Наша семья жила под Москвой в Новогиреево, там у нас свой дом был, а Богу молиться мы в Никольское ездили или в Перово, а в свой приходский храм не ходили - батюшка не нравился и дьякон тоже. Господь их судить будет, не мы, но только даже порог храма переступать тяжело было, до того он был запущен и грязен, а уж о том, как служили, и вспоминать не хочется. Народ туда почти и не ходил, если наберется человек десять, то и слава Богу.
Потом батюшка умер, а вскоре за ним и диакон, к нам же нового священника прислали, отца Петра Константинова. Слышим от знакомых, что батюшка хороший, усердный.
Когда первый раз в храм вошел и огляделся, то только головой покачал, а потом велел сторожихе воды нагреть и, подогнув полы подрясника, принялся алтарь мыть и убирать. Даже полы там своими руками вымыл, а на другой день после обедни попросил прихожан собраться и помочь ему храм привести в надлежащий вид.
Нам такой рассказ понравился, и в первую же субботу мама пошла ко всенощной посмотреть на нового батюшку. Вернулась довольная:
- Хороший батюшка, Бога любит.
После этого, вслед за мамой, и мы все начали ходить в свой храм, а сестра пошла петь на клирос. Потом мы с отцом Петром подружились, и он стал нашим частым гостем.
Был он не больно ученый, но добрый, чистый сердцем, отзывчивый на чужое горе, а уж что касается его веры, то была она несокрушимой. Женат он не был.
- Не успел. Пока выбирал да собирался, все невесты замуж повыходили, - шутил он.
Снимал он в Гирееве комнату и жил небогато, но нужды не знал.

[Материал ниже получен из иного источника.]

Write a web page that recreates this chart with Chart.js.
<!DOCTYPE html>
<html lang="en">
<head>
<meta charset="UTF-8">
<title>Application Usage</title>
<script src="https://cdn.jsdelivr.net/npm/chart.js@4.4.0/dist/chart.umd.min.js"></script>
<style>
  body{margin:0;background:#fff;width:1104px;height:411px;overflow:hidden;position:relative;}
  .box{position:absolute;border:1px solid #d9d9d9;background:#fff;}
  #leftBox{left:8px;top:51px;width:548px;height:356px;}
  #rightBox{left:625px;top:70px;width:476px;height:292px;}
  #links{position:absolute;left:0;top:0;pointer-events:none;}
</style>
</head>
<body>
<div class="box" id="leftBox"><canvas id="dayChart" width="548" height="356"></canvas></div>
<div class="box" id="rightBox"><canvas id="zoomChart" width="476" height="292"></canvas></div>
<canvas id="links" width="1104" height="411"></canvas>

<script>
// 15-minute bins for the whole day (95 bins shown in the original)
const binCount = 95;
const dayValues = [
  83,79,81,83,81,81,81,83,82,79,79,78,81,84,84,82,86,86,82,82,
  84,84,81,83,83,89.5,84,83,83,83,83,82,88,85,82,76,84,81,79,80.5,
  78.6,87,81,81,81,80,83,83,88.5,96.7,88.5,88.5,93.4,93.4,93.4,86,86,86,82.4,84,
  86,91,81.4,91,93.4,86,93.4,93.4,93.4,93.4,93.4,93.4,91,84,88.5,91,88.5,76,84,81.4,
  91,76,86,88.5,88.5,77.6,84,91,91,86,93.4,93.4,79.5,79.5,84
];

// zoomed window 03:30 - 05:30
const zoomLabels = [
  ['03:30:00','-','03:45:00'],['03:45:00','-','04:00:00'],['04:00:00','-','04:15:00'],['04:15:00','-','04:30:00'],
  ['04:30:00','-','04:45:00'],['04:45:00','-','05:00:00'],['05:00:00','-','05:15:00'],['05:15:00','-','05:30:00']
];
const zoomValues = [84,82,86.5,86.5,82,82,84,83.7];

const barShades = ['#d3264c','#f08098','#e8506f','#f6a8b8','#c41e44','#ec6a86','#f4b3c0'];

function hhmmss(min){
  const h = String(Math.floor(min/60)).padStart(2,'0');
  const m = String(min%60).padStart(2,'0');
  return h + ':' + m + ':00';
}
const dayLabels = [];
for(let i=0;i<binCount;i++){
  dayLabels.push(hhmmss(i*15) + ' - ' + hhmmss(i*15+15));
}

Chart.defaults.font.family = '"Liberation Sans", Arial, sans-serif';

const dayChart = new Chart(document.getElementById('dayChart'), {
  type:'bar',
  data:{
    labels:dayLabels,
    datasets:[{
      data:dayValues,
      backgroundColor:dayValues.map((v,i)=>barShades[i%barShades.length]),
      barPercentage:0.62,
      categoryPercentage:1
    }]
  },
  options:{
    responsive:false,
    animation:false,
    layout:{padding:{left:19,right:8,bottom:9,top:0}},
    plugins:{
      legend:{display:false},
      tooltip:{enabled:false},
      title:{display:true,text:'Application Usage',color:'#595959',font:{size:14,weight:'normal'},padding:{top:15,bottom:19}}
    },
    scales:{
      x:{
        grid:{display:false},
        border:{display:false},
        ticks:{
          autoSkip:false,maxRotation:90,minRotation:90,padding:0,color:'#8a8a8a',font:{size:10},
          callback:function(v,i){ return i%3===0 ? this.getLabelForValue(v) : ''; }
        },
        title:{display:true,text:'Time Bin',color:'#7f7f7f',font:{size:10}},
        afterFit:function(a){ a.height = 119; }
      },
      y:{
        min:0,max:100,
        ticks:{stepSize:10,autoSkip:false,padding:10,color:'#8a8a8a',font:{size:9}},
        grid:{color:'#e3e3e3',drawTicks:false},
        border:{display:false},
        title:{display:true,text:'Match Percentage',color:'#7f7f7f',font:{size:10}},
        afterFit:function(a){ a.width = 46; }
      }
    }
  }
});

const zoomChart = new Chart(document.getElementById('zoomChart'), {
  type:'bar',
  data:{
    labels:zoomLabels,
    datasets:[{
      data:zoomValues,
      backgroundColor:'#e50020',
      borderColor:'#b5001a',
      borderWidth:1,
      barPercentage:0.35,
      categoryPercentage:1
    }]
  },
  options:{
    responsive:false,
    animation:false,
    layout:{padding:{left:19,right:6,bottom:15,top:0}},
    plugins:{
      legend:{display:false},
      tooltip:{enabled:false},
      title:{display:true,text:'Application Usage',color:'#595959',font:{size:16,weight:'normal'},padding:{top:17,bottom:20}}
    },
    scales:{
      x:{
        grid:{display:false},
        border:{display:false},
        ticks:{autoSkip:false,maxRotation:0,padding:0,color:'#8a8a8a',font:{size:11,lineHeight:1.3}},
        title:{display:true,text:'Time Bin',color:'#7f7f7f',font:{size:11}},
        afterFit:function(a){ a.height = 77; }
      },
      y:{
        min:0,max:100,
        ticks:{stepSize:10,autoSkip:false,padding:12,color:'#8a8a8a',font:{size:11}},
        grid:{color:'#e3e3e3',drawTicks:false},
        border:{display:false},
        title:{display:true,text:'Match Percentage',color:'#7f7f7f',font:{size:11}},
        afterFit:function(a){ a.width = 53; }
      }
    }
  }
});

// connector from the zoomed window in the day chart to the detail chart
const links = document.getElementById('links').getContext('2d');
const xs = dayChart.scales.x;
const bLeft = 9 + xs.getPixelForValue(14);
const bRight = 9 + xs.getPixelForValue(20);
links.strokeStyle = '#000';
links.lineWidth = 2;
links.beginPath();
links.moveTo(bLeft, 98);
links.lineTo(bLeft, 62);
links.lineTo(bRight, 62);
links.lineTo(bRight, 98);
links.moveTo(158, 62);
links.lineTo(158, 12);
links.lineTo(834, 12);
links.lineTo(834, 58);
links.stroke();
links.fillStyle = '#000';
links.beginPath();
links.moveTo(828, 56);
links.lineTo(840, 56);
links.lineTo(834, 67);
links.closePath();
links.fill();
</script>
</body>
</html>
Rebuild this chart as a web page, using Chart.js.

Как-то долго его у нас не было, и когда он, наконец, пришел, мама спросила:
- Что же вы нас, отец Петр, забыли?
- Да гость у меня был, епископ... Только-только из лагеря вернулся и приехал прямо в Москву хлопотать о восстановлении. Родных у него нет, знакомых в Москве тоже не нашел, а меня он немного знал, вот и попросился приютить. А уж вернулся какой! Старые брюки на нем, куртка рваная, на голове - кепка, и сапоги каши просят, и это все его имение. А на дворе - декабрь! Одел я его, обул, валенки купил новые, подрясник свой теплый отдал, деньжонок не много, и вот три недели он у меня жил, на одной койке спали, другой хозяйка не дала. Подкормил я его немного, а то он от ветра шатался, и вчера проводил, назначение ему дали. Уж как благодарил меня, никогда, говорит, твоей доброты не забуду. Да, привел меня Господь такому большому человеку послужить.
Прошло полгода, и отца Петра ночью взяли. Был 1937 год. Потом его сослали на десять лет в концлагерь. Вначале духовные дети ему помогали и посылали посылки с вещами и продуктами, но когда началась война, о нем забыли, а когда вспомнили, то и посылать было нечего, все голодали. Редко, редко, с большим трудом набирали посылки. Потом распространился слух, что отец Петр умер.
Но он был жив и страдал от голода и болезней. В конце 1944 года его, еле живого, выпустили и дали направление в Ташкент.
- Поехал я в Ташкент, - вспоминал потом отец Петр, - и думал: там тепло, дай продам свой ватник и хлеба куплю, а то есть до смерти хочется. А дорога длинная, конца нет, на станциях все втридорога, и деньги вмиг вышли. Снял с себя белье и тоже продал, а сам в одном костюме из бумажной материи остался. Холодно, но терплю - доеду скоро.
Вот добрался до Ташкента и скорей пошел в церковное управление. Говорю, что я священник, и прошу хоть какой-нибудь работы. А на меня только руками замахали: «Много вас таких ходят, предъяви сначала документы». Я им объясняю, что только что из лагеря прибыл, что документы в Москве и я их еще не успел запросить, и опять прошу любую работу дать, чтобы не умереть с голода до того времени, пока документы придут. Не слушают, выгнали. Что делать? Пошел у людей приюта просить, на улице-то ведь зима. Гонят. «Ты, - говорят, страшный да вшивый и того гляди умрешь. Что с тобой мертвым делать? Иди к себе!» Стал на паперти в кладбищенском храме с нищими, хоть на кусок хлеба попросить - побили меня нищие: «Уходи прочь, не наш! Самим мало подают». Заплакал я с горя, в лагере и то лучше было. Плачу и молюсь: «Божия Матерь, спаси меня!».